Second, anyone on a mooring has free launch service to any part of the harbor. That is always appreciated, and I admire the skilled work of a good launch driver (the less skilled ones have left a mosaic of scuffs and dings along Lauging Gull’s starboard side). If you prefer to dinghy in, there is a good public dinghy dock (also an increasing rarity in privatizing waterfronts—Lake Worth in West Palm Beach, the prime cruiser jump-off for the Bahamas, for example, makes it almost impossible).
Finally, Gloucester is an intriguing mix of working waterman and boho color. This was the home of the Andrea Gail, the fishing boat that perished in “The Perfect Storm” of 1991. There are still lots of fishing boats tucked into the wharves, and a Gorton’s plant just up the harbor. Just off the harbor, though, there are cool bakeries, bookstores and cafes. There is also a thriving arts and music scene.
It was all enough to make me want to stay for a few days. That meant dropping my mooring and moving to the anchorage this morning. The anchorage is pretty small, and the water is 30 feet deep, so there is not a lot of room, and careful positioning is required. I surveyed it all, ran my mental anchoring algorithm, and dropped LG’s anchor just astern of two other boats, falling back on as much chain as I could let out while remaining clear of the mooring field behind. Despite skeptical looks from my future neighbors, I ended up well positioned. My inflated sense of accomplishment and contentment didn’t last long, as later-arriving boats shamelessly planted themselves in the perfectly judged spaces I had left between LG and the boats around me. By evening, the anchorage was primed for overnight bumper boats if any winds or currents swirled. Prime waterfront real estate is always in high demand, it seems.
Everyone stayed skeptical but calm and enjoyed being in the perfect location to watch an eve of July 4 fireworks celebration. I have to admit I find it hard to carry on as usual, and pretend everything seems normal, as the American experiment threatens to snuff itself out. If it fails, or falters significantly, any hope for serious climate and environmental policies will likely fail with it, with terrible implications for the planet. That is a shameful legacy to leave future generations, and it leaves me feeling a little heartbroken at how our current epoch is unfolding. I am trying to maintain faith in the common sense and basic decency of a somewhat silent majority, but I can’t say I’m not (very) worried.

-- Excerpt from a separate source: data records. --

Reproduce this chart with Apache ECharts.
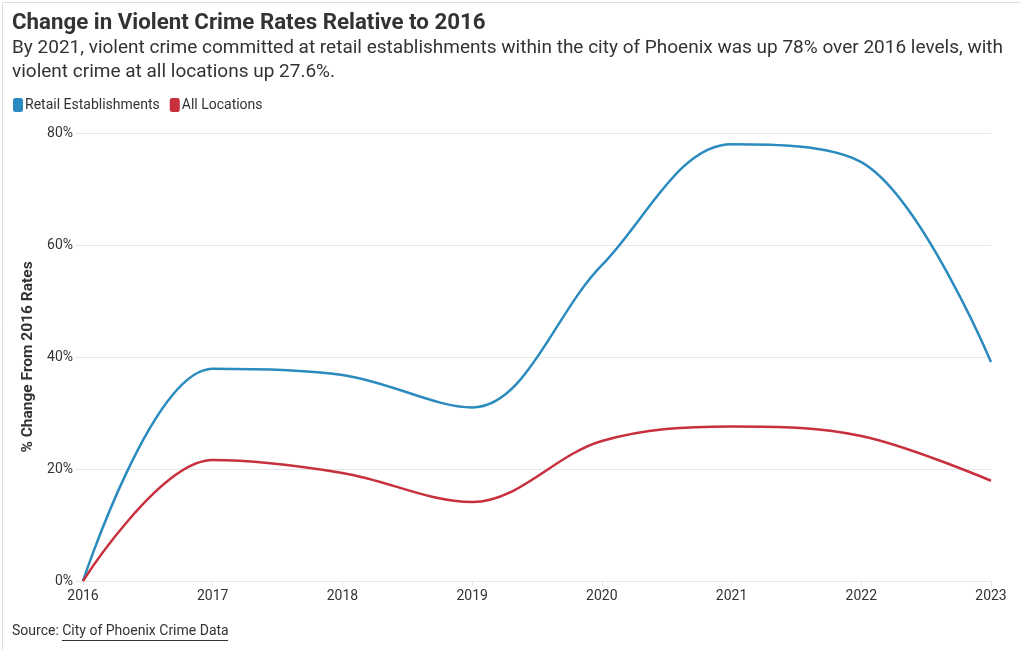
<!DOCTYPE html>
<html>
<head>
<meta charset="utf-8">
<script src="https://cdn.jsdelivr.net/npm/echarts@6/dist/echarts.min.js"></script>
<style>
html,body{margin:0;padding:0;background:#fff;}
#chart{width:1020px;height:650px;}
</style>
</head>
<body>
<div id="chart"></div>
<script>
const years = ['2016','2017','2018','2019','2020','2021','2022','2023'];
const retail = [0, 37.9, 36.8, 31.0, 56.4, 78.0, 74.8, 39.1];
const allLocations = [0, 21.6, 19.3, 14.1, 25.0, 27.6, 25.9, 17.9];
const yTicks = [0, 20, 40, 60, 80];

const chart = echarts.init(document.getElementById('chart'));
const font = 'Roboto, sans-serif';
chart.setOption({
  backgroundColor: '#fff',
  animation: false,
  textStyle: {fontFamily: font},
  title: {
    text: 'Change in Violent Crime Rates Relative to 2016',
    subtext: 'By 2021, violent crime committed at retail establishments within the city of Phoenix was up 78% over 2016 levels, with\nviolent crime at all locations up 27.6%.',
    left: 7, top: 7, itemGap: 2,
    textStyle: {fontFamily: font, fontSize: 22.3, fontWeight: 'bold', color: '#333'},
    subtextStyle: {fontFamily: font, fontSize: 19, color: '#333', lineHeight: 24}
  },
  legend: {
    left: 8, top: 93,
    icon: 'roundRect', itemWidth: 10, itemHeight: 14, itemGap: 10,
    textStyle: {fontFamily: font, fontSize: 14, color: '#333', padding: [0,0,0,-3]},
    data: ['Retail Establishments', 'All Locations']
  },
  grid: {left: 83, right: 29, top: 133, bottom: 69},
  xAxis: {
    type: 'category', data: years, boundaryGap: false,
    axisLine: {lineStyle: {color: '#e6e6e6'}},
    axisTick: {show: true, length: 5, lineStyle: {color: '#e6e6e6'}},
    axisLabel: {fontFamily: font, fontSize: 14, color: '#333', margin: 8}
  },
  yAxis: {
    type: 'value', min: 0, max: 80, interval: 20,
    name: '% Change From 2016 Rates', nameLocation: 'middle', nameGap: 46,
    nameTextStyle: {fontFamily: font, fontSize: 15.5, fontWeight: 'bold', color: '#333'},
    axisLine: {show: false},
    axisTick: {show: true, length: 7, lineStyle: {color: '#e6e6e6'}},
    splitLine: {lineStyle: {color: '#e6e6e6'}},
    axisLabel: {fontFamily: font, fontSize: 14, color: '#333', margin: 10,
      formatter: v => yTicks.includes(v) ? v + '%' : ''}
  },
  series: [
    {name: 'Retail Establishments', type: 'line', data: retail, smooth: 0.35,
     showSymbol: false, lineStyle: {width: 2.5, color: '#2b8bbf'}, itemStyle: {color: '#2b8bbf'}},
    {name: 'All Locations', type: 'line', data: allLocations, smooth: 0.35,
     showSymbol: false, lineStyle: {width: 2.5, color: '#c8303e'}, itemStyle: {color: '#c8303e'}}
  ],
  graphic: [
    {type: 'rect', left: 0, top: 0, shape: {width: 1019, height: 649},
     style: {fill: 'none', stroke: '#dcdcdc', lineWidth: 1}, silent: true},
    {type: 'text', left: 12, top: 624,
     style: {text: 'Source: City of Phoenix Crime Data', fontFamily: font, fontSize: 14, fill: '#333'}},
    {type: 'line', shape: {x1: 62, y1: 640.5, x2: 228, y2: 640.5},
     style: {stroke: '#333', lineWidth: 1}}
  ]
});
</script>
</body>
</html>
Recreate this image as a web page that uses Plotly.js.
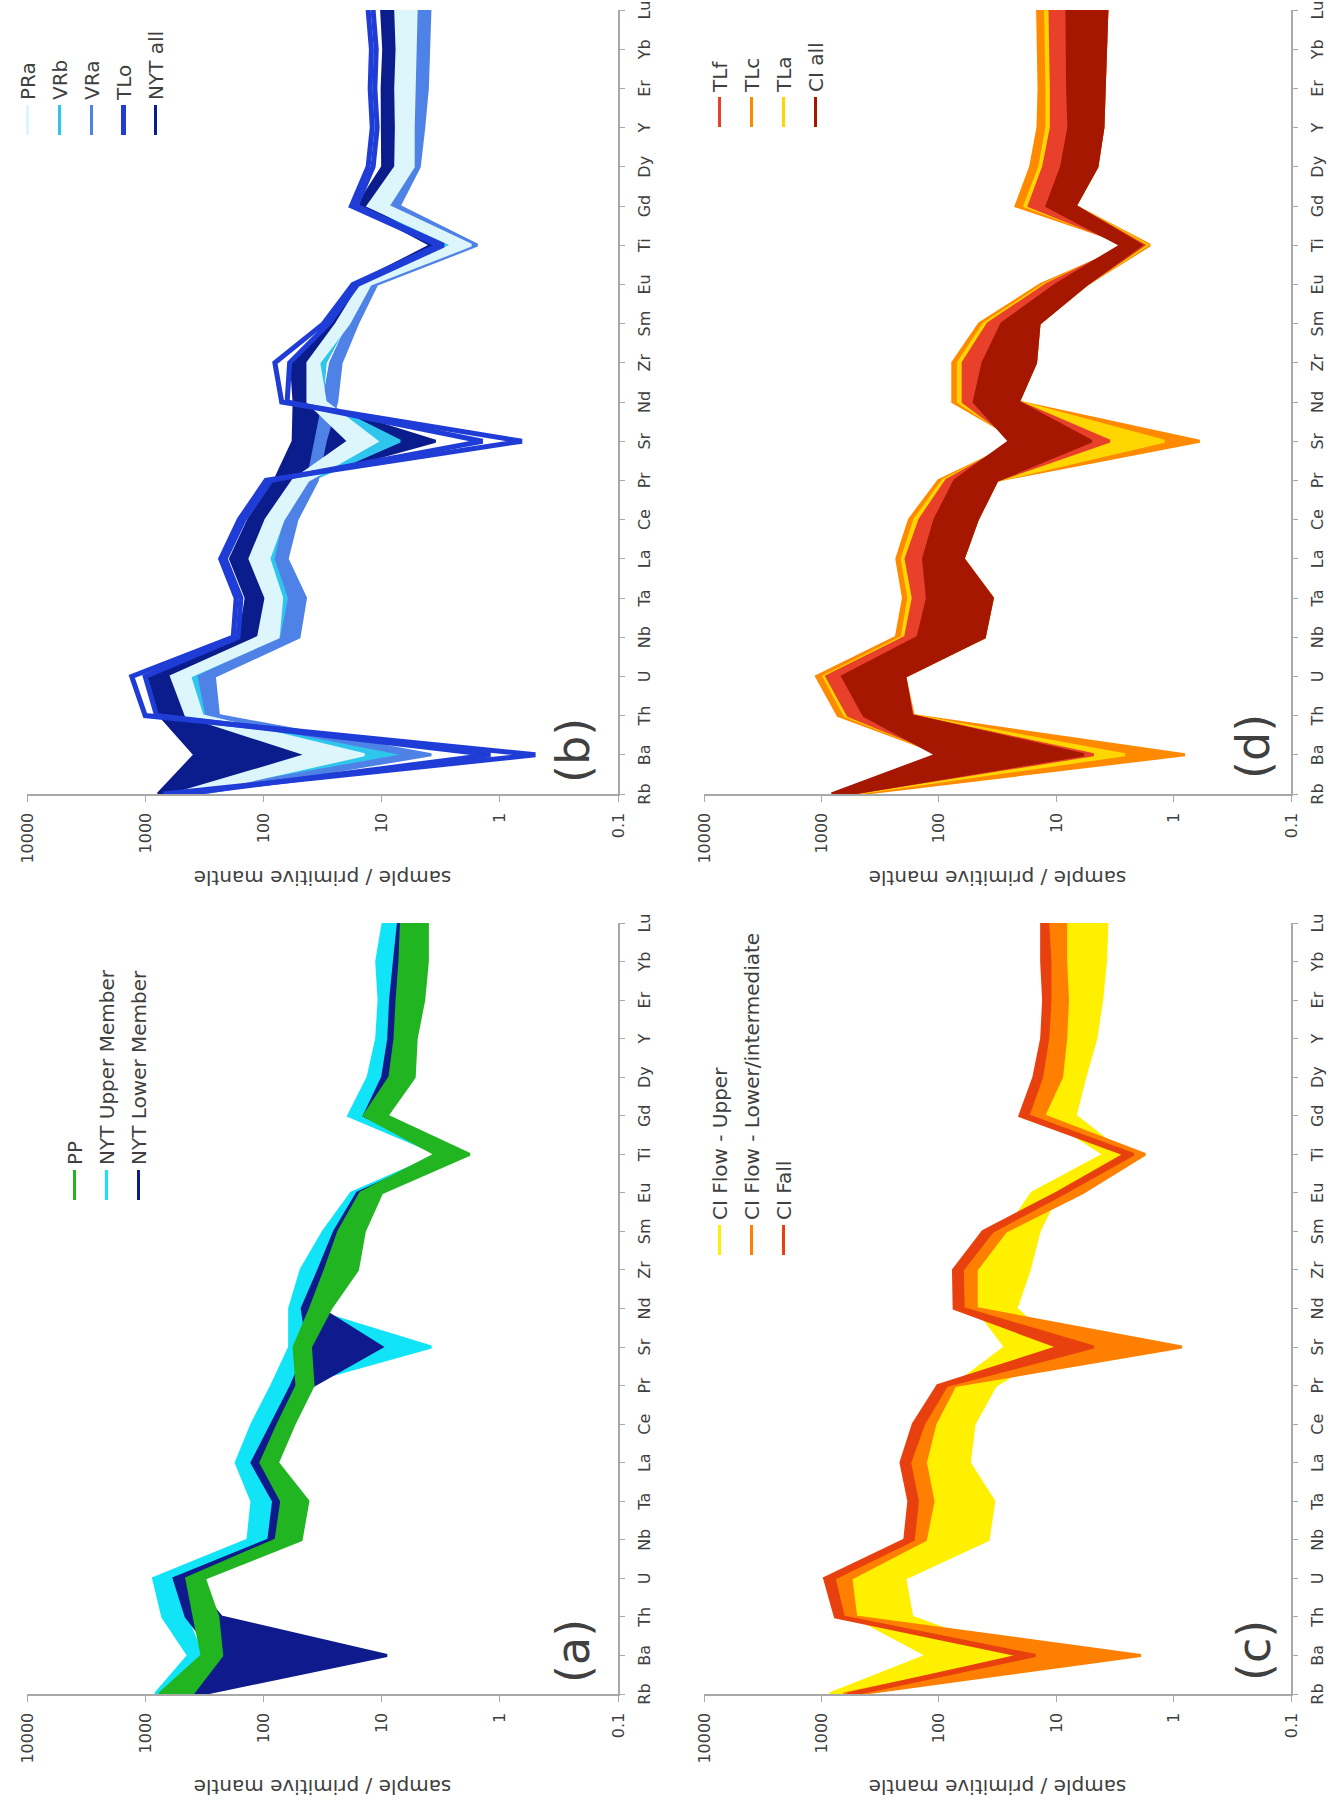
<!DOCTYPE html>
<html>
<head>
<meta charset="utf-8">
<script src="https://cdn.plot.ly/plotly-3.0.1.min.js"></script>
<style>
  html, body { margin: 0; padding: 0; width: 1343px; height: 1812px; overflow: hidden; background: #ffffff; }
  /* the 2x2 figure is laid out landscape and turned a quarter turn counter-clockwise */
  #fig { position: absolute; left: 0; top: 1812px; width: 1812px; height: 1343px;
         transform-origin: 0 0; transform: rotate(-90deg); }
</style>
</head>
<body>
<div id="fig"></div>
<script>
// Element order of the spider diagram
const elements = ['Rb','Ba','Th','U','Nb','Ta','La','Ce','Pr','Sr','Nd','Zr','Sm','Eu','Ti','Gd','Dy','Y','Er','Yb','Lu'];
const decadeVals = [0.1, 1, 10, 100, 1000, 10000];
const decadeText = ['0.1', '1', '10', '100', '1000', '10000'];

// (a) PP and NYT members: min / max envelopes, sample / primitive mantle
const ppHi    = [760, 330, 385, 445, 78, 70, 105, 75, 52, 55, 40, 30, 23, 15, 3.5, 14, 8.5, 7.7, 7.4, 7.0, 6.8];
const ppLo    = [400, 225, 243, 316, 48, 42, 76, 55, 38, 40, 27, 16, 14, 10, 1.8, 9, 5.3, 5.1, 4.4, 4.1, 4.1];
const upperHi = [820, 430, 710, 850, 135, 125, 170, 125, 85, 60, 60, 48, 31, 18, 3.2, 19, 13, 11, 10.5, 11, 9.7];
const upperLo = [600, 330, 450, 560, 85, 78, 120, 80, 56, 3.8, 44, 33, 23, 15, 2.0, 13, 9.5, 8.5, 8.2, 7.6, 7.0];
const lowerHi = [450, 250, 450, 570, 90, 82, 125, 85, 58, 42, 47, 34, 25, 16, 3.0, 14, 9.8, 8.7, 8.4, 7.8, 7.2];
const lowerLo = [330, 9, 227, 420, 70, 66, 100, 72, 38, 10, 33, 29, 21, 14, 2.2, 12, 8.3, 7.5, 7.2, 6.8, 6.5];

// (b) PRa, VRb, VRa, NYT all envelopes and the two TLo samples
const nytHi = [780, 380, 750, 950, 158, 140, 190, 133, 80, 56, 55, 58, 27, 17, 3.8, 16, 9.8, 9.8, 9.9, 9.6, 10];
const nytLo = [560, 40, 420, 560, 110, 100, 135, 95, 55, 3.5, 41, 44, 24, 15, 3.0, 13, 7.5, 7.4, 7.5, 7.3, 7.5];
const praHi = [560, 42, 450, 600, 110, 95, 130, 95, 56, 19, 42, 42, 24, 15, 2.5, 13, 7.6, 7.5, 7.6, 7.4, 7.6];
const praLo = [420, 14, 330, 420, 75, 70, 90, 68, 42, 11, 30, 34, 19, 12.5, 1.75, 8.8, 5.4, 5.4, 5.3, 5.2, 5.1];
const vrbHi = [520, 14, 360, 480, 95, 75, 92, 78, 50, 12, 40, 36, 23, 14.5, 3.1, 12, 7, 7, 7, 6.9, 7];
const vrbLo = [400, 5, 280, 330, 65, 58, 75, 60, 40, 7, 32, 30, 20, 13, 2.4, 9.5, 5.8, 5.8, 5.7, 5.6, 5.5];
const vraHi = [460, 6, 300, 350, 70, 60, 78, 66, 42, 36, 31, 27, 19, 13, 1.9, 9, 5.5, 5.5, 5.4, 5.3, 5.2];
const vraLo = [360, 3.8, 240, 260, 50, 44, 63, 52, 35, 30, 24, 22, 16, 11, 1.55, 7.1, 4.8, 4.4, 4.1, 4.0, 3.9];
const tloA  = [700, 0.5, 1000, 1300, 180, 170, 230, 160, 95, 0.65, 70, 80, 31, 17.5, 3.3, 18, 13, 12, 12.5, 12.2, 13];
const tloB  = [480, 1.2, 800, 1000, 164, 155, 210, 146, 86, 1.4, 63, 60, 28, 16, 3.0, 16.4, 11.8, 10.9, 11.4, 11.1, 11.8];

// (c) CI flow and fall envelopes
const flowUpLo  = [600, 22, 170, 195, 38, 34, 55, 50, 33, 9.5, 22, 17, 14, 9.7, 2.6, 6.9, 5.7, 4.6, 4.1, 3.8, 3.7];
const flowUpHi  = [850, 125, 520, 570, 132, 114, 132, 110, 74, 27, 48, 48, 27, 16, 3.9, 12.8, 9, 8.3, 8, 8.3, 8.3];
const flowLowLo = [480, 1.9, 510, 560, 130, 112, 130, 108, 73, 0.85, 48, 48, 27, 6, 1.75, 12.8, 9, 8.3, 8, 8.3, 8.3];
const flowLowHi = [650, 17, 650, 800, 168, 155, 178, 138, 88, 8, 62, 63, 35, 9, 2.3, 17.4, 13.3, 11.8, 11.3, 11.3, 11.8];
const fallLo    = [520, 15, 650, 780, 165, 152, 177, 135, 86, 4.8, 62, 63, 35, 8.5, 2.2, 17.4, 13.3, 11.8, 11.3, 11.3, 11.8];
const fallHi    = [600, 20, 760, 940, 195, 180, 210, 165, 102, 9.5, 74, 75, 42, 9.8, 2.6, 20.4, 15.5, 13.3, 12.8, 13.3, 13.3];

// (d) TL units against all CI samples
const ciLo  = [600, 5.8, 170, 195, 41, 35, 62, 47, 32, 5, 21, 15, 14, 5.5, 1.9, 6.9, 4.5, 4.0, 3.9, 3.8, 3.7];
const ciHi  = [820, 105, 433, 660, 150, 125, 135, 108, 73, 25, 50, 42, 29, 10, 2.8, 12, 9, 7.8, 8, 8, 8.1];
const tlfLo = [600, 4.8, 170, 195, 41, 35, 62, 47, 32, 3.5, 21, 15, 14, 5.5, 1.8, 6.9, 4.5, 4.0, 3.9, 3.8, 3.7];
const tlfHi = [760, 90, 590, 900, 192, 165, 190, 145, 86, 22, 62, 62, 38, 12, 2.5, 17, 12.8, 11, 11, 11.2, 11.3];
const tlaLo = [560, 2.6, 170, 195, 41, 35, 62, 47, 32, 1.2, 21, 15, 14, 5.5, 1.7, 6.9, 4.5, 4.0, 3.9, 3.8, 3.7];
const tlaHi = [740, 90, 630, 950, 205, 180, 205, 160, 92, 21, 68, 68, 41, 12.5, 2.4, 18.5, 13.8, 12, 12, 12.2, 12.3];
const tlcLo = [480, 0.8, 165, 195, 41, 35, 62, 47, 32, 0.6, 21, 15, 14, 5.5, 1.6, 6.9, 4.5, 4.0, 3.9, 3.8, 3.7];
const tlcHi = [720, 90, 720, 1100, 230, 200, 228, 178, 100, 20, 76, 76, 45, 13.5, 2.3, 22, 16.5, 14.3, 14, 14.3, 14.4];

const FONT = 'DejaVu Sans, Verdana, sans-serif';
const TXT = '#404040';
const AXC = '#a8a8a8';

// filled envelope: upper edge carries the legend entry, lower edge fills up to it
function band(name, color, lo, hi, axes, legend, rank) {
  const common = { x: elements, xaxis: axes[0], yaxis: axes[1], type: 'scatter', mode: 'lines',
                   legend: legend, legendgroup: legend + name, hoverinfo: 'skip',
                   line: { color: color, width: 3 } };
  return [
    Object.assign({}, common, { y: hi, name: name, showlegend: true, legendrank: rank }),
    Object.assign({}, common, { y: lo, fill: 'tonexty', fillcolor: color, showlegend: false })
  ];
}
function sampleLine(name, color, vals, axes, legend, rank, show) {
  return { x: elements, y: vals, xaxis: axes[0], yaxis: axes[1], type: 'scatter', mode: 'lines',
           name: name, legend: legend, legendgroup: legend + name, legendrank: rank,
           showlegend: show, hoverinfo: 'skip', line: { color: color, width: 5 } };
}

const A = ['x', 'y'], B = ['x2', 'y2'], C = ['x3', 'y3'], D = ['x4', 'y4'];
const traces = [].concat(
  // (a)
  band('NYT Upper Member', '#10e4f6', upperLo, upperHi, A, 'legend', 2),
  band('NYT Lower Member', '#0f1b8c', lowerLo, lowerHi, A, 'legend', 3),
  band('PP', '#22b522', ppLo, ppHi, A, 'legend', 1),
  // (b)
  band('NYT all', '#0b1d8c', nytLo, nytHi, B, 'legend2', 5),
  band('VRb', '#2fc6ee', vrbLo, vrbHi, B, 'legend2', 2),
  band('VRa', '#4f82e6', vraLo, vraHi, B, 'legend2', 3),
  band('PRa', '#dcf6fb', praLo, praHi, B, 'legend2', 1),
  [sampleLine('TLo', '#1f3dd6', tloA, B, 'legend2', 4, true),
   sampleLine('TLo', '#1f3dd6', tloB, B, 'legend2', 4, false)],
  // (c)
  band('CI Flow - Upper', '#fff000', flowUpLo, flowUpHi, C, 'legend3', 1),
  band('CI Flow - Lower/intermediate', '#ff8000', flowLowLo, flowLowHi, C, 'legend3', 2),
  band('CI Fall', '#e8400e', fallLo, fallHi, C, 'legend3', 3),
  // (d)
  band('TLc', '#ff8a00', tlcLo, tlcHi, D, 'legend4', 2),
  band('TLa', '#ffd600', tlaLo, tlaHi, D, 'legend4', 3),
  band('TLf', '#e8402a', tlfLo, tlfHi, D, 'legend4', 1),
  band('CI all', '#a51700', ciLo, ciHi, D, 'legend4', 4)
);

const W = 1812, H = 1343;
const colL = [118 / W, 889 / W], colR = [1018 / W, 1802 / W];
const rowT = [1 - 618 / H, 1 - 27 / H], rowB = [1 - 1291 / H, 1 - 704 / H];

function catAxis(dom, anchor) {
  return { type: 'category', categoryorder: 'array', categoryarray: elements, domain: dom, anchor: anchor,
           range: [0, 20], showline: true, linecolor: AXC, linewidth: 1.5, ticks: 'outside', ticklen: 5,
           tickwidth: 1, tickcolor: AXC, tickangle: 0, ticklabelstandoff: 6,
           tickfont: { family: FONT, size: 16, color: TXT }, showgrid: false, zeroline: false, fixedrange: true };
}
function logAxis(dom, anchor, standoff) {
  return { type: 'log', domain: dom, anchor: anchor, range: [-1, 4], tickmode: 'array',
           tickvals: decadeVals, ticktext: decadeText, showline: true, linecolor: AXC, linewidth: 1.5,
           ticks: 'outside', ticklen: 6, tickwidth: 1, tickcolor: AXC, ticklabelstandoff: 8,
           tickfont: { family: FONT, size: 16, color: TXT }, showgrid: false, zeroline: false, fixedrange: true,
           title: { text: 'sample / primitive mantle', font: { family: FONT, size: 20, color: TXT }, standoff: standoff } };
}
function legendBox(x, y) {
  return { x: x, y: y, xanchor: 'left', yanchor: 'top', bgcolor: 'rgba(0,0,0,0)', borderwidth: 0,
           font: { family: FONT, size: 20, color: TXT }, traceorder: 'grouped', tracegroupgap: 3,
           itemwidth: 30, orientation: 'v' };
}
function panelLabel(text, x, y) {
  return { text: text, xref: 'paper', yref: 'paper', x: x, y: y, xanchor: 'center', yanchor: 'middle',
           showarrow: false, font: { family: FONT, size: 46, color: '#404040' } };
}

const layout = {
  width: W, height: H, margin: { l: 0, r: 0, t: 0, b: 0 },
  paper_bgcolor: '#ffffff', plot_bgcolor: '#ffffff',
  font: { family: FONT, color: TXT },
  xaxis: catAxis(colL, 'y'),  yaxis: logAxis(rowT, 'x', 10),
  xaxis2: catAxis(colR, 'y2'), yaxis2: logAxis(rowT, 'x2', 1),
  xaxis3: catAxis(colL, 'y3'), yaxis3: logAxis(rowB, 'x3', 10),
  xaxis4: catAxis(colR, 'y4'), yaxis4: logAxis(rowB, 'x4', 1),
  showlegend: true,
  legend:  legendBox(607 / W, 1 - 55 / H),
  legend2: legendBox(1672 / W, 1 - 8 / H),
  legend3: legendBox(552 / W, 1 - 700 / H),
  legend4: legendBox(1680 / W, 1 - 700 / H),
  annotations: [
    panelLabel('(a)', 161 / W, 1 - 573 / H),
    panelLabel('(b)', 1061 / W, 1 - 573 / H),
    panelLabel('(c)', 161 / W, 1 - 1254 / H),
    panelLabel('(d)', 1065 / W, 1 - 1253 / H)
  ]
};

Plotly.newPlot('fig', traces, layout, { staticPlot: true, displayModeBar: false });
</script>
</body>
</html>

At least on Laughing Gull, I can moderate my news consumption and maintain some distance from political (un)realities, which is part of the point of this alternate lifestyle (but I am doing, and will do, whatever I can from my floating, Starlink-connected, HQ to help buttress the forces of democracy and sane environmental policy). I’m not sure how I would be feeling if these days I was waking up every day in Washington DC, where the conversation is politics 24/7. There was a reason I felt like I was living in a black hole. I’d rather wake up to a timeless sun and lapping, salty, waters.
July 5. Gloucester, MA:
Actually I wake up to fog, and then light rain. I don’t mind at all. There is nothing more atmospheric than a quiet harbor in the soft and grey, with a few fishing boats making their way to sea. Mozart’s Requiem is the perfect soundtrack on a morning like this.
Last night I went ashore for a Beyond Burger and fries. After, I went searching for ice cream and found my way to the Holy Cow Ice Cream Cafe. And, Holy Cow! Was their ice cream amazing (so good, in fact, I went there a total of three times in three days).
But wait. I am a vegan. Supposedly. How is ice cream on the menu? Here’s how (warning: elaborate, and undeniably self-serving, rationale about to unfold):
I am almost entirely vegan (because I think that is the single most powerful choice a person can make to reduce environmental impact and animal cruelty that is beyond imagining; be the way, it is also really good for your health and life expectancy). But I am not 100% vegan. Partly because absolutism and cultism have no appeal to me. But mostly because almost everything we do in life has an impact on the environment and on animals. If you drive a car, you kill and harm animals. If you contribute to climate change, you kill and harm animals. If you order stuff from Amazon that ships across oceans, you kill and harm animals. All of these things obviously have a less direct impact on the lives and well-being of animals than raising them in factory farms and then slaughtering them in an industrial facility that not even Dante could conjure. But my point is that it is very hard to live a human life without harming species one way or another, and any absolutist vegan who believes their life doesn’t cause pain or suffering to other species is deluding themselves.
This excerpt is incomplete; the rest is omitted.